==== Data shown ====

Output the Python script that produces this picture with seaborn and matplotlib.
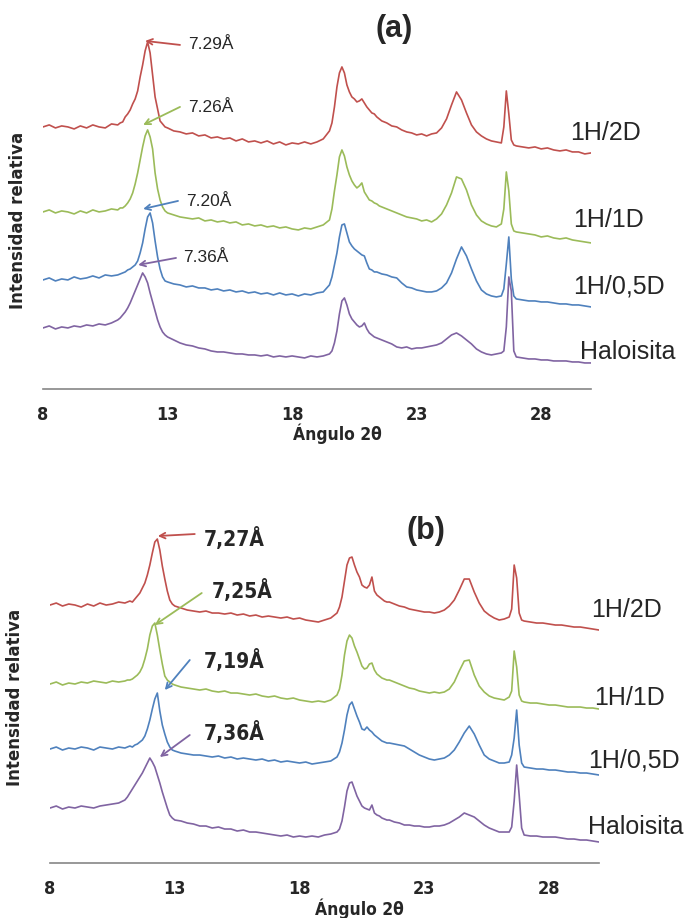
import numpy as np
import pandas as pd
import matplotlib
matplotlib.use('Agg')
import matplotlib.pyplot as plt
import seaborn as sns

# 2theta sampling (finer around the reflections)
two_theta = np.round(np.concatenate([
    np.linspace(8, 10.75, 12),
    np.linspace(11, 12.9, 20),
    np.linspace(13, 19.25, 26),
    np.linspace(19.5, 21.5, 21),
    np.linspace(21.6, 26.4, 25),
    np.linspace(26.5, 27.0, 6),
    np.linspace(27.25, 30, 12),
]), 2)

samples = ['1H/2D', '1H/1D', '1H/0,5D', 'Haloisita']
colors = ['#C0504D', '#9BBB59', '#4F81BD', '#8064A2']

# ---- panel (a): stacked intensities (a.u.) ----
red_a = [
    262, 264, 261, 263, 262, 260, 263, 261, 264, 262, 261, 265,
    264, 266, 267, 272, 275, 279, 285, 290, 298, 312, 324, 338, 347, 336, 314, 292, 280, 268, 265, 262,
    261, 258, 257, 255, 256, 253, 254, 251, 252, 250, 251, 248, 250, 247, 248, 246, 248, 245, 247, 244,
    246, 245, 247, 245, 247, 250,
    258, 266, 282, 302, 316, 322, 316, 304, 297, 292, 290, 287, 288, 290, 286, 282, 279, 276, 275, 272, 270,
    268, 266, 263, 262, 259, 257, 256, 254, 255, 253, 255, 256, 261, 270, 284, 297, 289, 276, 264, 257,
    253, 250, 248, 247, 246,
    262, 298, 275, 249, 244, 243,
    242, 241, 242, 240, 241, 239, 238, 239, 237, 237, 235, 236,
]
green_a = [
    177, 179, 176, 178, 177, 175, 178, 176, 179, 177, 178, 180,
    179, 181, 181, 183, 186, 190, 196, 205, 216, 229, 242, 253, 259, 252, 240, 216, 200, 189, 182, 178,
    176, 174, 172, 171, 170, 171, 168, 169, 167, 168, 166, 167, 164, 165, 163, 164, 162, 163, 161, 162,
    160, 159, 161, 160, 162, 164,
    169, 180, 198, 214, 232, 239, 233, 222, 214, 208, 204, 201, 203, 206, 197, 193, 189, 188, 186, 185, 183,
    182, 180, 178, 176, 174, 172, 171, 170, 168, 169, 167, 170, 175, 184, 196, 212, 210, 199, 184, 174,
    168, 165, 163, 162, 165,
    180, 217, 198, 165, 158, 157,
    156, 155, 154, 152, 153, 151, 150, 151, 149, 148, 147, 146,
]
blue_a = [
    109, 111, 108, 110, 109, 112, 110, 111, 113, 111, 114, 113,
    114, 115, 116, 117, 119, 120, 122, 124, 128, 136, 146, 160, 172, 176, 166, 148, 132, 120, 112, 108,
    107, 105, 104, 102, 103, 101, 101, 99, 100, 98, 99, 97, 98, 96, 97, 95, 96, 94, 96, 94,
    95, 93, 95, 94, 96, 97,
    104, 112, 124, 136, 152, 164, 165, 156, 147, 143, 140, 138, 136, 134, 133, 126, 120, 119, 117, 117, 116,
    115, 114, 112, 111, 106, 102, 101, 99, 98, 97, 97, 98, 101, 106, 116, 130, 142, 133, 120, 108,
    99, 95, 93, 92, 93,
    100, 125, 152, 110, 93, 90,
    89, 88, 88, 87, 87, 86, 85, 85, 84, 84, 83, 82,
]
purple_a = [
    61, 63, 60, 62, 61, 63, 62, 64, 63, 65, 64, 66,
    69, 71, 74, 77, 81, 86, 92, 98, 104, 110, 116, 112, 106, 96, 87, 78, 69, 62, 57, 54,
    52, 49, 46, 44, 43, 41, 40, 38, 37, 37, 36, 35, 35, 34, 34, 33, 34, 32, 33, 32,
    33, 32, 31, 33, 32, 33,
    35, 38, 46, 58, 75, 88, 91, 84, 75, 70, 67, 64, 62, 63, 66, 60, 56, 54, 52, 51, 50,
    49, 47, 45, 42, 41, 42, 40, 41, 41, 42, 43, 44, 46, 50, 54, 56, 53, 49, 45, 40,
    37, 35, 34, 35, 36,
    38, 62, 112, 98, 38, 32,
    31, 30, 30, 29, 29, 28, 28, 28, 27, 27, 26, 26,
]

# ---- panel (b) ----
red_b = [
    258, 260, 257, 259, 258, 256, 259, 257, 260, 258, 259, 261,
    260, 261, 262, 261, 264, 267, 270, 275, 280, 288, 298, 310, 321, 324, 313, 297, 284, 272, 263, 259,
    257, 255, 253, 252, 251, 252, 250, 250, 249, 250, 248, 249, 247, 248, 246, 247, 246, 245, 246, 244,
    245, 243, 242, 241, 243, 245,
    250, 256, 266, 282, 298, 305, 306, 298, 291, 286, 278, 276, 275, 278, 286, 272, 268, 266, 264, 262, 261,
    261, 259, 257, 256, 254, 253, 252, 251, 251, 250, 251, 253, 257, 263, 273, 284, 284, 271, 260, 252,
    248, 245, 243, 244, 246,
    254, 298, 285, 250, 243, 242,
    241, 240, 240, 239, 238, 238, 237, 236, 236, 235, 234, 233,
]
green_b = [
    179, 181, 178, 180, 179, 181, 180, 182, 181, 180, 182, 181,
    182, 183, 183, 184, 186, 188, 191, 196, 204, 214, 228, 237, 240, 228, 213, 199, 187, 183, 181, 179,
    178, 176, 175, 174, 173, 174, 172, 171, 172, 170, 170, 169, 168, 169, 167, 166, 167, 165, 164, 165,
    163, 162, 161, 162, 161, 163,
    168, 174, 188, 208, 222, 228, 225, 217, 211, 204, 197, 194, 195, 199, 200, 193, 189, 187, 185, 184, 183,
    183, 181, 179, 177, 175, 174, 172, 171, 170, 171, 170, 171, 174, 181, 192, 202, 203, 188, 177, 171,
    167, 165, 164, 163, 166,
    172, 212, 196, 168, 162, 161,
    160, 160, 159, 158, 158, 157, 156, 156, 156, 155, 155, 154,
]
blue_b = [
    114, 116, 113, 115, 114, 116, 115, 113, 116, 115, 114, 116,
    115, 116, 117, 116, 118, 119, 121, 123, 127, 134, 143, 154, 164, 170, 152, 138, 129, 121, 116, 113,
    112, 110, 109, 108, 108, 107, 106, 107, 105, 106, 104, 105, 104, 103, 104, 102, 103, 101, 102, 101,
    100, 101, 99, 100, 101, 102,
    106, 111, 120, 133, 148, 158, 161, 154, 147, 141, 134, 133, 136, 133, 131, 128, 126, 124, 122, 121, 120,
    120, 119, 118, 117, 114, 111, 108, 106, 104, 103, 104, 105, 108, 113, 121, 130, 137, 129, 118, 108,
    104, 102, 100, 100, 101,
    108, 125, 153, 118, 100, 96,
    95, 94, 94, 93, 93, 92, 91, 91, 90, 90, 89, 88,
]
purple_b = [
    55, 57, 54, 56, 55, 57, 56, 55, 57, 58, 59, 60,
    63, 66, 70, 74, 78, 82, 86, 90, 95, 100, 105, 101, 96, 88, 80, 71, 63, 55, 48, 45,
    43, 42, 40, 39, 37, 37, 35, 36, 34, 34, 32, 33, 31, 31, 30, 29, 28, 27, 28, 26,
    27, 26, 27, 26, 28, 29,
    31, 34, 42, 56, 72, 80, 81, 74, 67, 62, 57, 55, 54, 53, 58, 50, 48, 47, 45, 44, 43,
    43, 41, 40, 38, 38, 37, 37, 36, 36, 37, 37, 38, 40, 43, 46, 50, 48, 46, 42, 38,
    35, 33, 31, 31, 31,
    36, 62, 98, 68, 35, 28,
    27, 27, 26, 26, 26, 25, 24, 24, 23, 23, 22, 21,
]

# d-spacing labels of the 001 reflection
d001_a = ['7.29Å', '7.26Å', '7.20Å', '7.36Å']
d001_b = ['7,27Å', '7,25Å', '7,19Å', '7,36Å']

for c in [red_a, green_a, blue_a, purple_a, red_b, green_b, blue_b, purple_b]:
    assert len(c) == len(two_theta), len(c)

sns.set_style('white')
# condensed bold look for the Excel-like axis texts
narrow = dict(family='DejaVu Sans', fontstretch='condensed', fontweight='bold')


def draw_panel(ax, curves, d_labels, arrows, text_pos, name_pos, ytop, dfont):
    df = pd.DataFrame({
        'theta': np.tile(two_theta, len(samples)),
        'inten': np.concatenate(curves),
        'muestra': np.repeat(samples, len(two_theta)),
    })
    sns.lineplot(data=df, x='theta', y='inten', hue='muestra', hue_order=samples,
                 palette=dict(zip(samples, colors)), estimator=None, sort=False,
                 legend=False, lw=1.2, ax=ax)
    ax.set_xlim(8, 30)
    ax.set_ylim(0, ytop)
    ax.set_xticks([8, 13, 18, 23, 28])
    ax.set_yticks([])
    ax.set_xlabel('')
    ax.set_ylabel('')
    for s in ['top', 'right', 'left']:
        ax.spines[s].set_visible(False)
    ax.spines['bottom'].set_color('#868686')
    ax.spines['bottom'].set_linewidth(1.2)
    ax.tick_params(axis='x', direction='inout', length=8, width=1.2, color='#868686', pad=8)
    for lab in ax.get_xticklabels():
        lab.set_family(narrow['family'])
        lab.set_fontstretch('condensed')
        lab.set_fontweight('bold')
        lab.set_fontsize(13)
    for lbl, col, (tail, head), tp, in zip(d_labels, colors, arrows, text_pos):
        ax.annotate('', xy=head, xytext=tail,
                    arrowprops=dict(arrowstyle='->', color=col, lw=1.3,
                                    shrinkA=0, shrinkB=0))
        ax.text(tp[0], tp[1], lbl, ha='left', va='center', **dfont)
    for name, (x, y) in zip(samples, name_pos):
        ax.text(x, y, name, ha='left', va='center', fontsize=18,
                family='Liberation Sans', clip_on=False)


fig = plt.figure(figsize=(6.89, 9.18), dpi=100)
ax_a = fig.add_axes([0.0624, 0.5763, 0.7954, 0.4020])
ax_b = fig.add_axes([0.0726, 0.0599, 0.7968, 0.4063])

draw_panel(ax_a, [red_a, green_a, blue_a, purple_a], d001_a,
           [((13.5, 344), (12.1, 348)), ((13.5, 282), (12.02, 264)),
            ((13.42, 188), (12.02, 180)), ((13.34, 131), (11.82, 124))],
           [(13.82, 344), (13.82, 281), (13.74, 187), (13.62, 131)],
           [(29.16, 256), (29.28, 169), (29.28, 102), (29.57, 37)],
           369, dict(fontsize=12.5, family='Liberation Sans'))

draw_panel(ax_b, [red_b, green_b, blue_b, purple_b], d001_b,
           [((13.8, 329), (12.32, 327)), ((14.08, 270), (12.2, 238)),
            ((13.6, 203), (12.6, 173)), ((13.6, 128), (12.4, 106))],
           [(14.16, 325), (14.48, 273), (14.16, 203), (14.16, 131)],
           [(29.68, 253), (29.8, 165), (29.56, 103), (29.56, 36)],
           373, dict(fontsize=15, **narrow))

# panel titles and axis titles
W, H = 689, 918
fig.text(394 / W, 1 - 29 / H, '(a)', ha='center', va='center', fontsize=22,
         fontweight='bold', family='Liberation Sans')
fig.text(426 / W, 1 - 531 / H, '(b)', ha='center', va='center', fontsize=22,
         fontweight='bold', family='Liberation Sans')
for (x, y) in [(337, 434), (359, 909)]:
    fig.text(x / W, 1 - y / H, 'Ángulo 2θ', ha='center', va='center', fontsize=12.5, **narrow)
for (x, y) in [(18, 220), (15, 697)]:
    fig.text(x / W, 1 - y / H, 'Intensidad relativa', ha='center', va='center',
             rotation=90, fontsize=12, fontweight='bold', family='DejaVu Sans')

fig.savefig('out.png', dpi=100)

====

▸ Your task
Reproduce only the lines from the beginning of the data through the line that contains "colors = ['#C0504D', '#9BBB59', '#4F81BD', '#8064A2']", both included, and please drop the pictures.

▸ Response to this task
Output the Python script that produces this picture with seaborn and matplotlib.
import numpy as np
import pandas as pd
import matplotlib
matplotlib.use('Agg')
import matplotlib.pyplot as plt
import seaborn as sns

# 2theta sampling (finer around the reflections)
two_theta = np.round(np.concatenate([
    np.linspace(8, 10.75, 12),
    np.linspace(11, 12.9, 20),
    np.linspace(13, 19.25, 26),
    np.linspace(19.5, 21.5, 21),
    np.linspace(21.6, 26.4, 25),
    np.linspace(26.5, 27.0, 6),
    np.linspace(27.25, 30, 12),
]), 2)

samples = ['1H/2D', '1H/1D', '1H/0,5D', 'Haloisita']
colors = ['#C0504D', '#9BBB59', '#4F81BD', '#8064A2']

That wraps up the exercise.